TASK STATEMENT: Return all the data below as it stands, minus the pictures.
○ ○ ○ ○ ○ ○ ○
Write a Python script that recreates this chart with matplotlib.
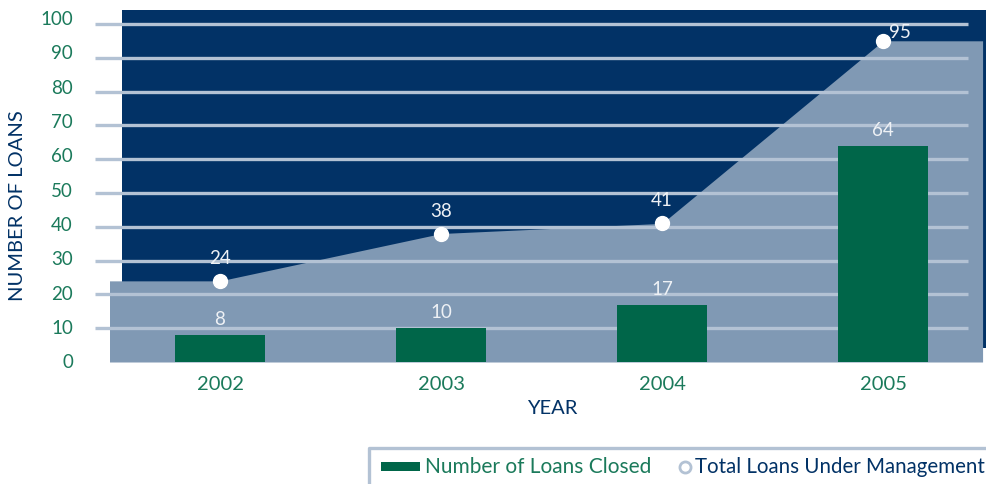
import numpy as np
import matplotlib.pyplot as plt
from matplotlib.patches import Rectangle
from matplotlib.lines import Line2D

years = ['2002', '2003', '2004', '2005']
loans_closed = [8, 10, 17, 64]
loans_managed = [24, 38, 41, 95]
yticks = [0, 10, 20, 30, 40, 50, 60, 70, 80, 90, 100]

NAVY = '#023266'
AREA = '#8099b4'
GRID = '#b3c2d4'
BAR = '#006649'
GREEN_TXT = '#1b7a5b'
LABEL = '#eef1f5'

plt.rcParams['font.family'] = ['Lato', 'DejaVu Sans']

W, H = 987, 484
def fx(px):
    return px / W
def fy(py):
    return 1 - py / H

fig = plt.figure(figsize=(W / 100, H / 100), dpi=100)
ax = fig.add_axes([fx(87.4), fy(362), fx(987) - fx(87.4), fy(8) - fy(362)])
x = np.arange(len(years))
ax.set_xlim(-0.6, 3.47)
ax.set_ylim(0, 104.7)

# navy backdrop and the grey-blue "total" area
ax.add_patch(Rectangle((-0.445, 4.1), 4.0, 100, color=NAVY, lw=0, zorder=0))
xs = np.concatenate(([-0.5], x, [3.45]))
ys = [loans_managed[0]] + loans_managed + [loans_managed[-1]]
ax.fill_between(xs, ys, 0, color=AREA, lw=0, zorder=1)

ax.hlines(yticks[1:], -0.566, 3.385, color=GRID, lw=2.4, zorder=2)

ax.bar(x, loans_closed, width=0.41, color=BAR, zorder=3)
ax.plot(x, loans_managed, 'o', ms=10, color='white', ls='none', zorder=4)

for i, v in enumerate(loans_closed):
    ax.annotate(str(v), (x[i], v), xytext=(0, 5), textcoords='offset points',
                ha='center', va='bottom', color=LABEL, fontsize=13.5, zorder=5)
for i, v in enumerate(loans_managed):
    off = (0, 10) if i < len(x) - 1 else (12, 0)
    ax.annotate(str(v), (x[i], v), xytext=off, textcoords='offset points',
                ha='center', va='bottom', color=LABEL, fontsize=13.5, zorder=5)

for s in ax.spines.values():
    s.set_visible(False)
ax.set_yticks([])
ax.set_xticks(x, years)
ax.tick_params(axis='x', length=0, pad=10, labelsize=14.5, labelcolor=GREEN_TXT)

# y tick labels sit on a slightly different scale than the gridlines
lab = fig.add_axes(ax.get_position(), frameon=False)
lab.set_ylim(-0.15, 102.9)
lab.set_yticks(yticks)
lab.set_xticks([])
lab.patch.set_visible(False)
lab.tick_params(axis='y', length=0, pad=10.4, labelsize=13.5, labelcolor=GREEN_TXT)

fig.text(fx(18), fy(206), 'NUMBER OF LOANS', rotation=90, color=NAVY, fontsize=14.5,
         ha='center', va='center')
fig.text(fx(552), fy(408), 'YEAR', color=NAVY, fontsize=14.5, ha='center', va='center')

# legend
fig.add_artist(Line2D([fx(369), fx(369), fx(995)], [fy(495), fy(448), fy(448)],
                      color=GRID, lw=2.4))
fig.add_artist(Rectangle((fx(381), fy(471)), fx(420) - fx(381), fy(462) - fy(471),
                         color=BAR, lw=0))
fig.text(fx(425), fy(467), 'Number of Loans Closed', color=GREEN_TXT, fontsize=15,
         va='center')
fig.add_artist(Line2D([fx(685)], [fy(467)], marker='o', ms=8, mfc='white', mec=GRID,
                      mew=2))
fig.text(fx(695), fy(467), 'Total Loans Under Management', color=NAVY, fontsize=14.8,
         va='center')

plt.savefig('out.png', dpi=100)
○ ○ ○ ○ ○ ○ ○
SOLUTION:
Write a Python script that recreates this chart with matplotlib.
import numpy as np
import matplotlib.pyplot as plt
from matplotlib.patches import Rectangle
from matplotlib.lines import Line2D

years = ['2002', '2003', '2004', '2005']
loans_closed = [8, 10, 17, 64]
loans_managed = [24, 38, 41, 95]
yticks = [0, 10, 20, 30, 40, 50, 60, 70, 80, 90, 100]

NAVY = '#023266'
AREA = '#8099b4'
GRID = '#b3c2d4'
BAR = '#006649'
GREEN_TXT = '#1b7a5b'
LABEL = '#eef1f5'

plt.rcParams['font.family'] = ['Lato', 'DejaVu Sans']

W, H = 987, 484
def fx(px):
    return px / W
def fy(py):
    return 1 - py / H

fig = plt.figure(figsize=(W / 100, H / 100), dpi=100)
ax = fig.add_axes([fx(87.4), fy(362), fx(987) - fx(87.4), fy(8) - fy(362)])
x = np.arange(len(years))
ax.set_xlim(-0.6, 3.47)
ax.set_ylim(0, 104.7)

# navy backdrop and the grey-blue "total" area
ax.add_patch(Rectangle((-0.445, 4.1), 4.0, 100, color=NAVY, lw=0, zorder=0))
xs = np.concatenate(([-0.5], x, [3.45]))
ys = [loans_managed[0]] + loans_managed + [loans_managed[-1]]
ax.fill_between(xs, ys, 0, color=AREA, lw=0, zorder=1)

ax.hlines(yticks[1:], -0.566, 3.385, color=GRID, lw=2.4, zorder=2)

ax.bar(x, loans_closed, width=0.41, color=BAR, zorder=3)
ax.plot(x, loans_managed, 'o', ms=10, color='white', ls='none', zorder=4)

for i, v in enumerate(loans_closed):
    ax.annotate(str(v), (x[i], v), xytext=(0, 5), textcoords='offset points',
                ha='center', va='bottom', color=LABEL, fontsize=13.5, zorder=5)
for i, v in enumerate(loans_managed):
    off = (0, 10) if i < len(x) - 1 else (12, 0)
    ax.annotate(str(v), (x[i], v), xytext=off, textcoords='offset points',
                ha='center', va='bottom', color=LABEL, fontsize=13.5, zorder=5)

for s in ax.spines.values():
    s.set_visible(False)
ax.set_yticks([])
ax.set_xticks(x, years)
ax.tick_params(axis='x', length=0, pad=10, labelsize=14.5, labelcolor=GREEN_TXT)

# y tick labels sit on a slightly different scale than the gridlines
lab = fig.add_axes(ax.get_position(), frameon=False)
lab.set_ylim(-0.15, 102.9)
lab.set_yticks(yticks)
lab.set_xticks([])
lab.patch.set_visible(False)
lab.tick_params(axis='y', length=0, pad=10.4, labelsize=13.5, labelcolor=GREEN_TXT)

fig.text(fx(18), fy(206), 'NUMBER OF LOANS', rotation=90, color=NAVY, fontsize=14.5,
         ha='center', va='center')
fig.text(fx(552), fy(408), 'YEAR', color=NAVY, fontsize=14.5, ha='center', va='center')

# legend
fig.add_artist(Line2D([fx(369), fx(369), fx(995)], [fy(495), fy(448), fy(448)],
                      color=GRID, lw=2.4))
fig.add_artist(Rectangle((fx(381), fy(471)), fx(420) - fx(381), fy(462) - fy(471),
                         color=BAR, lw=0))
fig.text(fx(425), fy(467), 'Number of Loans Closed', color=GREEN_TXT, fontsize=15,
         va='center')
fig.add_artist(Line2D([fx(685)], [fy(467)], marker='o', ms=8, mfc='white', mec=GRID,
                      mew=2))
fig.text(fx(695), fy(467), 'Total Loans Under Management', color=NAVY, fontsize=14.8,
         va='center')

plt.savefig('out.png', dpi=100)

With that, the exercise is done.